# Stated problem:
Could the lines from the start of the data through the line with "const yTickValues = [0, 20, 40, 60, 80, 100];" be set down exactly, with no pictures among them?

# Dataset excerpt:
--------------------------------
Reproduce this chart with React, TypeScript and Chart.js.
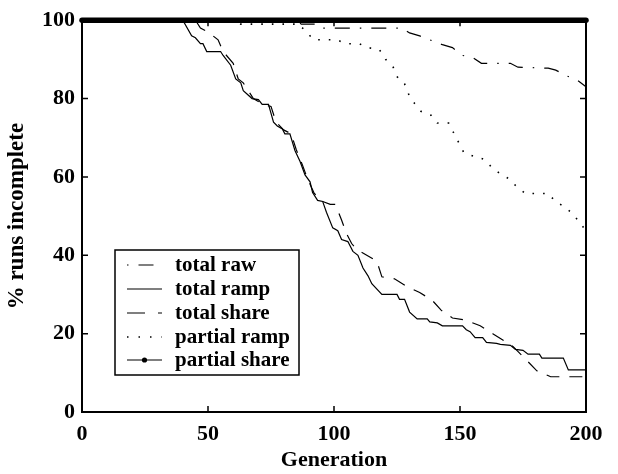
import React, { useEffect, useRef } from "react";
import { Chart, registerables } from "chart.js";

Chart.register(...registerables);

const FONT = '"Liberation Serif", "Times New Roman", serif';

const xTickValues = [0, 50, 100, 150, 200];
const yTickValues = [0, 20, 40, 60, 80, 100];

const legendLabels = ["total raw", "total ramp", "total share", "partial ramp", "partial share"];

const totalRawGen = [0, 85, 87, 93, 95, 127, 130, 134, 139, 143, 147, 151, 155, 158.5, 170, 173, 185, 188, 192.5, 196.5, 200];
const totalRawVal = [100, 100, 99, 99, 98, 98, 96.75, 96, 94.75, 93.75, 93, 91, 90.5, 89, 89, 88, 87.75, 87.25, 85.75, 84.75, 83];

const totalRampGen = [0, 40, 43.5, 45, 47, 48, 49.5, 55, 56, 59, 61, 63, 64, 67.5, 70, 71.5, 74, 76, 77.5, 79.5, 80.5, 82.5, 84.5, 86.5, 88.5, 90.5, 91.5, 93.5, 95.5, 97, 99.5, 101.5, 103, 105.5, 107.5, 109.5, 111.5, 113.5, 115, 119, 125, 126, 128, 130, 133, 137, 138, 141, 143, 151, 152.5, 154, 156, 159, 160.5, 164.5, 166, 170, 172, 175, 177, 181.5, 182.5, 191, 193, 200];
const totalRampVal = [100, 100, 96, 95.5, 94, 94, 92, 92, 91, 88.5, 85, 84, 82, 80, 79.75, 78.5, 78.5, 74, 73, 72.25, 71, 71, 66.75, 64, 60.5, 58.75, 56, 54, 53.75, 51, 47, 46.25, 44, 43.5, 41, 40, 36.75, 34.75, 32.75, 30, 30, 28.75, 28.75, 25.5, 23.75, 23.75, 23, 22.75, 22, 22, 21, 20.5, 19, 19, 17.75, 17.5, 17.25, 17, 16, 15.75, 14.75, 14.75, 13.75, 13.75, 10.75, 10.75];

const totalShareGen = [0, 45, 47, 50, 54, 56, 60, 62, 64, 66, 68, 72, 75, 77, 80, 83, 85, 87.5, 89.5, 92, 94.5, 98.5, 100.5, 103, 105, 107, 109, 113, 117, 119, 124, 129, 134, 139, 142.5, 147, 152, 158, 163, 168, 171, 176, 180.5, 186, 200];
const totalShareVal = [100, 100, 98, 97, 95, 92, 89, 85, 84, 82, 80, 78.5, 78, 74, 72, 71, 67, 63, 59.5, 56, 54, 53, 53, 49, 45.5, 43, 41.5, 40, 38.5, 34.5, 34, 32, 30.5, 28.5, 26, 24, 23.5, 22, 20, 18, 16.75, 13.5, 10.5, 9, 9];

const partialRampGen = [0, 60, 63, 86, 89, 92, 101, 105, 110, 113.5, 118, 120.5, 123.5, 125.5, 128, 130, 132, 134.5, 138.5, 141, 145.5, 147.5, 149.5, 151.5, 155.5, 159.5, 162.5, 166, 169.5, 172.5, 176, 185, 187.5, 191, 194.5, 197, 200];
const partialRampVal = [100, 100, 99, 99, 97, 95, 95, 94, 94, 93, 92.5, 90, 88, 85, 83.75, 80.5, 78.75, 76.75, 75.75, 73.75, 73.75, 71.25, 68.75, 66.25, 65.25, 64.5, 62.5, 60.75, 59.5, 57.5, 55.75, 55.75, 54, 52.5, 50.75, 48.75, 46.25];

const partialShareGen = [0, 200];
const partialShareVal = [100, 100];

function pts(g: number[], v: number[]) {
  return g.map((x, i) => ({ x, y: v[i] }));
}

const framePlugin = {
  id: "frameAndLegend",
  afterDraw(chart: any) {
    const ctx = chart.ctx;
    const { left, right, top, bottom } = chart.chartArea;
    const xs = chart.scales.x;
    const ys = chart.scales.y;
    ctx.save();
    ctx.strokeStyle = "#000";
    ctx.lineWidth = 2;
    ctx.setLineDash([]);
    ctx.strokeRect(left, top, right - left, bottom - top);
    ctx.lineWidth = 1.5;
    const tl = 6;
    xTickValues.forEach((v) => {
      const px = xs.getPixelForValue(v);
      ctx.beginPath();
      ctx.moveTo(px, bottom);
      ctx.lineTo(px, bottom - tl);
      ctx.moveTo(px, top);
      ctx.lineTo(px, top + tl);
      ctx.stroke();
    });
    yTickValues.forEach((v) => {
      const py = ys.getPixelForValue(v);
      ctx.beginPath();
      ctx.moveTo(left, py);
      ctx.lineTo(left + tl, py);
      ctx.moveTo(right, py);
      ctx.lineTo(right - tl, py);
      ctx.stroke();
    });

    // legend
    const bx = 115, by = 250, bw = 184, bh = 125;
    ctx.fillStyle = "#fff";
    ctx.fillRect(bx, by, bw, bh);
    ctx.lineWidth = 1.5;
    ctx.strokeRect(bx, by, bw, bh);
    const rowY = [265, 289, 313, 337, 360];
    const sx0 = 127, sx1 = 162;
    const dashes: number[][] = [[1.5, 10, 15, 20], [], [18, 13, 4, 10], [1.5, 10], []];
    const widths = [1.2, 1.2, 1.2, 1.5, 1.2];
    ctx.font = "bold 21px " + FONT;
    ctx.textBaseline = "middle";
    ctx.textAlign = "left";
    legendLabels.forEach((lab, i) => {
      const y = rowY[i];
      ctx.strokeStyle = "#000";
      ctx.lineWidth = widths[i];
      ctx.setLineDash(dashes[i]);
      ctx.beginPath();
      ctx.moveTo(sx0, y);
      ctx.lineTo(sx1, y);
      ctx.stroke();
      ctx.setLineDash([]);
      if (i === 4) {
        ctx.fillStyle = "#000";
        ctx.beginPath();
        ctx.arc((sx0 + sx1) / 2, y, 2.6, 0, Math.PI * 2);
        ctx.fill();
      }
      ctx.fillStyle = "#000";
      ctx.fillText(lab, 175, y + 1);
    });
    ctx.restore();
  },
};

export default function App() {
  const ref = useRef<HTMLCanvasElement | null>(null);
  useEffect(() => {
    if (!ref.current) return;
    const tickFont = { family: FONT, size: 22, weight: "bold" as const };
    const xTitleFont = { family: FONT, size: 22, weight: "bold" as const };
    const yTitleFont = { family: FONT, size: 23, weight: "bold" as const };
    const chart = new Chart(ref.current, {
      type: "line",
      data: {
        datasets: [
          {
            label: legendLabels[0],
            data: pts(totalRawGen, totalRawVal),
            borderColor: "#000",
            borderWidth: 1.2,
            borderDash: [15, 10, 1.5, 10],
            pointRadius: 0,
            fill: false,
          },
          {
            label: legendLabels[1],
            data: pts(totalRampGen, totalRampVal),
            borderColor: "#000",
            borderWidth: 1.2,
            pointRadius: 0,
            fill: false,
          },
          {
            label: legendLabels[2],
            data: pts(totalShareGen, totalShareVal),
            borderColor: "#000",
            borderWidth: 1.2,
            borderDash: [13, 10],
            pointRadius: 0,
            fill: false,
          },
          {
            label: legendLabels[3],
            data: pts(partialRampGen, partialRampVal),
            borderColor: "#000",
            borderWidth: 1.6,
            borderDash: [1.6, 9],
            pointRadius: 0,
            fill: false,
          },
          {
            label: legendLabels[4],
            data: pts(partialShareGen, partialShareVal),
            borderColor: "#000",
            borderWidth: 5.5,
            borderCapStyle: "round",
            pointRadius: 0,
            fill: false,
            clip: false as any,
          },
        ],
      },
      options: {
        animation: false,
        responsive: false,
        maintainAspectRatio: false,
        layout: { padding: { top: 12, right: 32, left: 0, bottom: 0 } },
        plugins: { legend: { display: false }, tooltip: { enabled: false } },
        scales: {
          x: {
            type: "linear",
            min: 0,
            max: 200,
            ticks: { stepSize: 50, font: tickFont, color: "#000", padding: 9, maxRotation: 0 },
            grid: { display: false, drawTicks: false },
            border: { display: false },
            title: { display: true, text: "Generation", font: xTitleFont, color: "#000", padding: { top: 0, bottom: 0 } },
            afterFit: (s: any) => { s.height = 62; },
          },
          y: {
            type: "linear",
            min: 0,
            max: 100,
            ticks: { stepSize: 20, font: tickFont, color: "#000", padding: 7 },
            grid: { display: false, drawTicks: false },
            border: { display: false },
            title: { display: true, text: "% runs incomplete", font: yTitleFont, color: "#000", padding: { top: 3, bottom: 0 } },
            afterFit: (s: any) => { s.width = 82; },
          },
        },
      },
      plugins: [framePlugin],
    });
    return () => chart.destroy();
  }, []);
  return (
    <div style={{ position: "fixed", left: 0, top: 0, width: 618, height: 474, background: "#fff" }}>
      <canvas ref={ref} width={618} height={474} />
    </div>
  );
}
--------------------------------
# Response to this task:
Reproduce this chart with React, TypeScript and Chart.js.
import React, { useEffect, useRef } from "react";
import { Chart, registerables } from "chart.js";

Chart.register(...registerables);

const FONT = '"Liberation Serif", "Times New Roman", serif';

const xTickValues = [0, 50, 100, 150, 200];
const yTickValues = [0, 20, 40, 60, 80, 100];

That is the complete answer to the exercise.